Viewing a single comment thread. View all comments

learn-deeply t1_j287u7z wrote

So it's calculating nearest neighbor compared to all of the images in the index every time a new search is done? Might be slow past say, 1,000 images.

1

londons_explorer t1_j28cfh3 wrote

It should scale to 1 million images without much slowdown.

1 million images * 512 vector length= 512 million multiples, which the neural engine ought to be able to do in ~100ms

4

learn-deeply t1_j28hirz wrote

Is that calculation taking into account memory (RAM/SSD) access latencies?

1

londons_explorer t1_j28kvqp wrote

There is no latency constraint - it's a pure streaming operation, and total data to be transferred is 1 gigabyte for the whole set of vectors - which is well within the read performance of apples ssd's.

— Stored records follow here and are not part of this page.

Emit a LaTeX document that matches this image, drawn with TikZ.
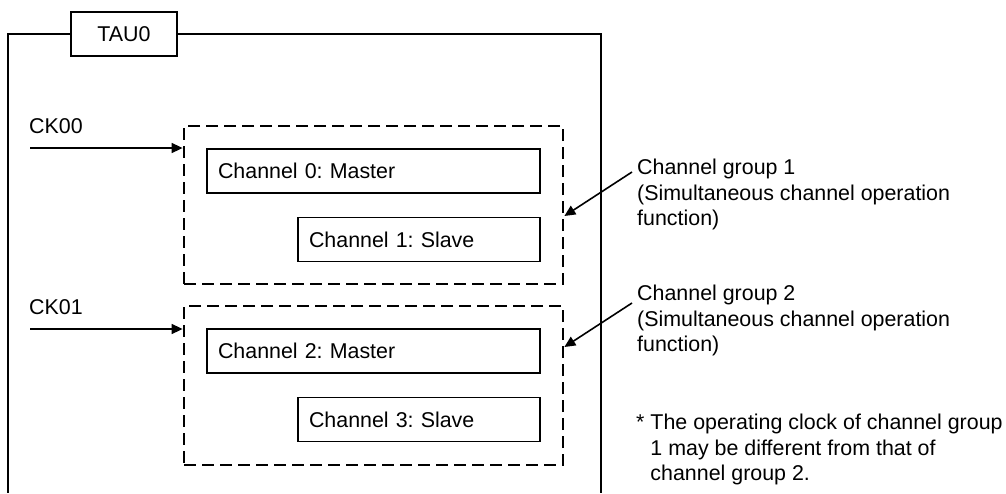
\documentclass[tikz,border=0pt]{standalone}
\usepackage{fontspec}
\setmainfont{Liberation Sans}
\usetikzlibrary{arrows.meta}
\frenchspacing
\begin{document}
\begin{tikzpicture}[x=1pt,y=-1pt,
  every node/.style={font=\fontsize{21.4}{25.5}\selectfont},
  frame/.style={line width=1.7pt},
  chbox/.style={draw,line width=1.7pt,minimum height=44pt,inner xsep=11pt,inner ysep=0pt,align=left,anchor=center},
  grp/.style={draw,line width=2.8pt,dash pattern=on 12pt off 6pt,minimum width=379pt,inner sep=0pt},
  arr/.style={line width=1.6pt,-{Triangle[length=11pt,width=10pt]}},
  lbl/.style={inner sep=0pt,anchor=base west},
  note/.style={inner sep=0pt,anchor=north west,align=left}]
\useasboundingbox (0,0) rectangle (1006,493);
\fill[white] (0,0) rectangle (1006,493);
% TAU0 title box and outer frame
\node[draw,frame,minimum width=106pt,minimum height=44pt,inner sep=0pt] (tau) at (124,34) {TAU0};
\coordinate (fbl) at (8,493);
\coordinate (fbr) at (601,493);
\draw[frame] (tau.west) -- (tau.west -| fbl) -- (fbl);
\draw[frame] (tau.east) -- (tau.east -| fbr) -- (fbr);
% channel groups
\node[grp,minimum height=158pt] (g1) at (373.5,205) {};
\node[grp,minimum height=159pt] (g2) at (373.5,385.5) {};
% channels
\node[chbox,text width=311pt] (c0) at (373.5,171) {Channel 0: Master};
\node[chbox,text width=220pt] (c1) at (419,239.5) {Channel 1: Slave};
\node[chbox,text width=311pt] (c2) at (373.5,351) {Channel 2: Master};
\node[chbox,text width=220pt] (c3) at (419,419.5) {Channel 3: Slave};
% clock inputs
\node[lbl] (ck0) at (29,133) {CK00};
\node[lbl] (ck1) at (29,314) {CK01};
\coordinate (ck0in) at (30,148);
\coordinate (ck1in) at (30,329);
\draw[arr] (ck0in) -- (ck0in -| g1.west);
\draw[arr] (ck1in) -- (ck1in -| g2.west);
% group annotations
\node[note] (n1) at (637,159) {Channel group 1\\(Simultaneous channel operation\\function)};
\node[note] (n2) at (637,285) {Channel group 2\\(Simultaneous channel operation\\function)};
\coordinate (a1) at (632,172);
\coordinate (a2) at (632,303);
\coordinate (t1) at (563,216);
\coordinate (t2) at (563,347);
\draw[arr] (a1) -- (t1 -| g1.east);
\draw[arr] (a2) -- (t2 -| g2.east);
% footnote
\node[note] (fn) at (636,414) {* The operating clock of channel group\\\phantom{*~}1 may be different from that of\\\phantom{*~}channel group 2.};
\end{tikzpicture}
\end{document}
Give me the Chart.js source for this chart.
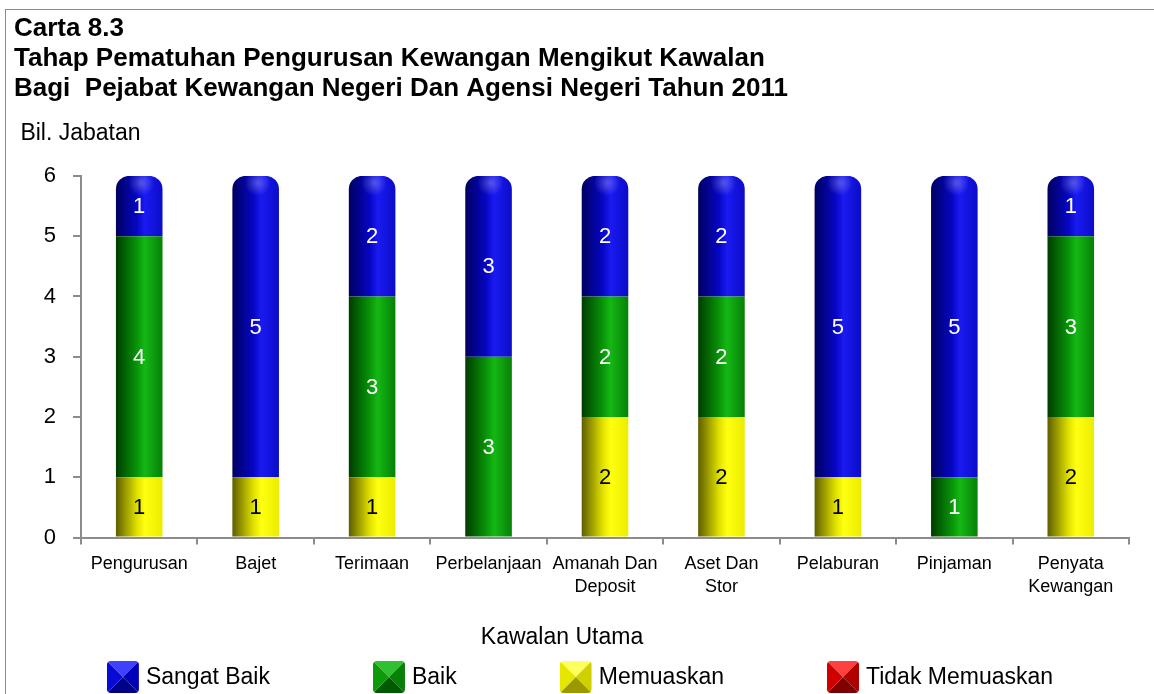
<!DOCTYPE html>
<html>
<head>
<meta charset="utf-8">
<script src="https://cdn.jsdelivr.net/npm/chart.js@4/dist/chart.umd.min.js"></script>
<style>
  body { margin: 0; background: #fff; }
  #frame { position: absolute; left: 5px; top: 9px; width: 1148px; height: 684px;
           border-top: 1px solid #e8731f; border-left: 1px solid #e8731f; }
  #box { position: relative; width: 1148px; height: 684px; }
</style>
</head>
<body>
<div id="frame"><div id="box"><canvas id="carta"></canvas></div></div>
<script>
// Data
var KAWALAN = ['Pengurusan', 'Bajet', 'Terimaan', 'Perbelanjaan', ['Amanah Dan', 'Deposit'],
               ['Aset Dan', 'Stor'], 'Pelaburan', 'Pinjaman', ['Penyata', 'Kewangan']];
var TIDAK_MEMUASKAN = [0, 0, 0, 0, 0, 0, 0, 0, 0];
var MEMUASKAN       = [1, 1, 1, 0, 2, 2, 1, 0, 2];
var BAIK            = [4, 0, 3, 3, 2, 2, 0, 1, 3];
var SANGAT_BAIK     = [1, 5, 2, 3, 2, 2, 5, 5, 1];
var Y_MIN = 0, Y_MAX = 6, Y_STEP = 1;
var X_TITLE = 'Kawalan Utama';

var FONT = '"Liberation Sans", Arial, sans-serif';
var BAR_PCT = 0.4;

// colours: gradient stops across the bar, label colour, legend icon faces
var STYLE = {
    red:    { stops: ['#6a0000', '#d01010', '#ff2a2a', '#c00000'], text: '#fff',
              icon: ['#ff4040', '#d00000', '#b00000', '#800000'] },
    yellow: { stops: ['#5e5e00', '#e0e000', '#ffff10', '#ecec00'], text: '#000',
              icon: ['#ffff60', '#e6e600', '#d0d000', '#9a9a00'] },
    green:  { stops: ['#003c00', '#089408', '#14b814', '#078007'], text: '#fff',
              icon: ['#30c030', '#0a9a0a', '#088008', '#005a00'] },
    blue:   { stops: ['#000060', '#0606c4', '#1a1af2', '#0c0cc8'], text: '#fff',
              icon: ['#4040ff', '#0a0ad8', '#0000b8', '#000088'] }
};

var SERIES = [TIDAK_MEMUASKAN, MEMUASKAN, BAIK, SANGAT_BAIK];

function barFill(ctx) {
    var st = STYLE[ctx.dataset.colorKey];
    var sx = ctx.chart.scales.x;
    if (ctx.type !== 'data' || !sx || !(sx.width > 0)) return st.stops[1];
    var cx = sx.getPixelForValue(ctx.dataIndex);
    var half = sx.width / KAWALAN.length * BAR_PCT / 2;
    if (!isFinite(cx) || !isFinite(half)) return st.stops[1];
    var g = ctx.chart.ctx.createLinearGradient(cx - half, 0, cx + half, 0);
    g.addColorStop(0, st.stops[0]);
    g.addColorStop(0.45, st.stops[1]);
    g.addColorStop(0.62, st.stops[2]);
    g.addColorStop(1, st.stops[3]);
    return g;
}

function isTop(ctx) {
    var i = ctx.dataIndex;
    if (!SERIES[ctx.datasetIndex][i]) return false;
    for (var d = ctx.datasetIndex + 1; d < SERIES.length; d++) {
        if (SERIES[d][i]) return false;
    }
    return true;
}

function radius(ctx) {
    if (ctx.type !== 'data') return 0;
    return isTop(ctx) ? { topLeft: 13, topRight: 13, bottomLeft: 0, bottomRight: 0 } : 0;
}

// value labels in the middle of each segment + soft highlight on the caps
var segmentLabels = {
    id: 'segmentLabels',
    afterDatasetsDraw: function(chart) {
        var c = chart.ctx;
        c.save();
        chart.data.datasets.forEach(function(ds, di) {
            var meta = chart.getDatasetMeta(di);
            meta.data.forEach(function(el, i) {
                var v = ds.data[i];
                if (!v) return;
                if (isTop({ dataIndex: i, datasetIndex: di })) {
                    var rg = c.createRadialGradient(el.x + 2, el.y + 7, 0, el.x + 2, el.y + 7, 13);
                    rg.addColorStop(0, 'rgba(255,255,255,0.28)');
                    rg.addColorStop(1, 'rgba(255,255,255,0)');
                    c.fillStyle = rg;
                    c.fillRect(el.x - 14, el.y, 28, 22);
                }
                c.font = '22px ' + FONT;
                c.fillStyle = STYLE[ds.colorKey].text;
                c.textAlign = 'center';
                c.textBaseline = 'middle';
                c.fillText(String(v), el.x, (el.y + el.base) / 2 + 1);
            });
        });
        c.restore();
    }
};

function drawIcon(c, x, y, s, faces) {
    var cx = x + s / 2, cy = y + s / 2;
    c.save();
    c.beginPath();
    c.roundRect(x, y, s, s, 4);
    c.clip();
    var tris = [
        [[x, y], [x + s, y], faces[0]],
        [[x + s, y], [x + s, y + s], faces[2]],
        [[x + s, y + s], [x, y + s], faces[3]],
        [[x, y + s], [x, y], faces[1]]
    ];
    tris.forEach(function(t) {
        c.beginPath();
        c.moveTo(t[0][0], t[0][1]);
        c.lineTo(t[1][0], t[1][1]);
        c.lineTo(cx, cy);
        c.closePath();
        c.fillStyle = t[2];
        c.fill();
    });
    c.restore();
}

// axis caption + legend along the bottom, Sangat Baik first
var legend3d = {
    id: 'legend3d',
    afterDraw: function(chart) {
        var c = chart.ctx;
        var ds = chart.data.datasets.slice().reverse();
        var box = 32, gapText = 7, gap = 103;
        c.save();
        c.font = '23px ' + FONT;
        c.fillStyle = '#000';
        c.textAlign = 'center';
        c.textBaseline = 'middle';
        c.fillText(X_TITLE, chart.width / 2 - 18, chart.height - 56);

        var widths = ds.map(function(d) { return box + gapText + c.measureText(d.label).width; });
        var total = widths.reduce(function(a, b) { return a + b; }, 0) + gap * (ds.length - 1);
        var x = (chart.width - total) / 2;
        var yMid = chart.height - 17;
        ds.forEach(function(d, i) {
            drawIcon(c, x, yMid - box / 2, box, STYLE[d.colorKey].icon);
            c.fillStyle = '#000';
            c.textAlign = 'left';
            c.textBaseline = 'middle';
            c.fillText(d.label, x + box + gapText, yMid + 1);
            x += widths[i] + gap;
        });
        c.restore();
    }
};

var ctx = document.getElementById('carta').getContext('2d');
var carta = new Chart(ctx, {
    type: 'bar',
    data: {
        labels: KAWALAN,
        datasets: [
            { label: 'Tidak Memuaskan', data: TIDAK_MEMUASKAN, colorKey: 'red' },
            { label: 'Memuaskan', data: MEMUASKAN, colorKey: 'yellow' },
            { label: 'Baik', data: BAIK, colorKey: 'green' },
            { label: 'Sangat Baik', data: SANGAT_BAIK, colorKey: 'blue' }
        ]
    },
    options: {
        responsive: true,
        maintainAspectRatio: false,
        animation: false,
        categoryPercentage: 1,
        barPercentage: BAR_PCT,
        backgroundColor: barFill,
        borderWidth: 0,
        borderSkipped: false,
        borderRadius: radius,
        layout: { padding: { left: 8, right: 25, top: 0, bottom: 87.4 } },
        plugins: {
            legend: { display: false },
            tooltip: { enabled: false },
            title: {
                display: true,
                align: 'start',
                text: ['Carta 8.3',
                       'Tahap Pematuhan Pengurusan Kewangan Mengikut Kawalan',
                       'Bagi  Pejabat Kewangan Negeri Dan Agensi Negeri Tahun 2011'],
                color: '#000',
                font: { family: FONT, size: 26, weight: 'bold', lineHeight: 30 / 26 },
                padding: { top: 4, bottom: 8 }
            },
            subtitle: {
                display: true,
                align: 'start',
                text: ' Bil. Jabatan',
                color: '#000',
                font: { family: FONT, size: 23, lineHeight: 26.4 / 23 },
                padding: { top: 8, bottom: 29.5 }
            }
        },
        scales: {
            x: {
                stacked: true,
                grid: { drawOnChartArea: false, drawTicks: true, tickLength: 7, color: '#8c8c8c', lineWidth: 2, offset: true },
                border: { color: '#8c8c8c', width: 2 },
                ticks: { color: '#000', autoSkip: false, maxRotation: 0, padding: 8,
                         font: { family: FONT, size: 18, lineHeight: 23 / 18 } }
            },
            y: {
                stacked: true,
                min: Y_MIN,
                max: Y_MAX,
                afterFit: function(s) { s.width = 67; },
                grid: { drawOnChartArea: false, drawTicks: true, tickLength: 8, color: '#8c8c8c', lineWidth: 2 },
                border: { color: '#8c8c8c', width: 2 },
                ticks: { stepSize: Y_STEP, color: '#000', padding: 17,
                         font: { family: FONT, size: 22 } }
            }
        }
    },
    plugins: [segmentLabels, legend3d]
});
</script>
</body>
</html>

This is also the naive approach - there are probably smarter approaches by doing an approximate search with very low resolution vectors (eg. 3 bit depth), and then a 2nd pass of the high resolution vectors of only the most promising few thousand results.

3

Steve132 t1_j28oxex wrote

One thing you aren't taking into account is that the computation of the similarity scores is O(n) but the sorting he's doing is n log n which for 1m might dominate especially since it's not necessarily hardware optimized

1

londons_explorer t1_j28ufby wrote

Top K sorting is linear in computational complexity, and I doubt it will dominate because it just needs to be done on a single number rather than a vector of 512 numbers.

1

RingoCatKeeper OP t1_j2885ds wrote

You're right. There were some optimized work by Google called ScanNN, which is much faster on large scale vector similarity search. However, it's much more complicated to port this model to iOS.

1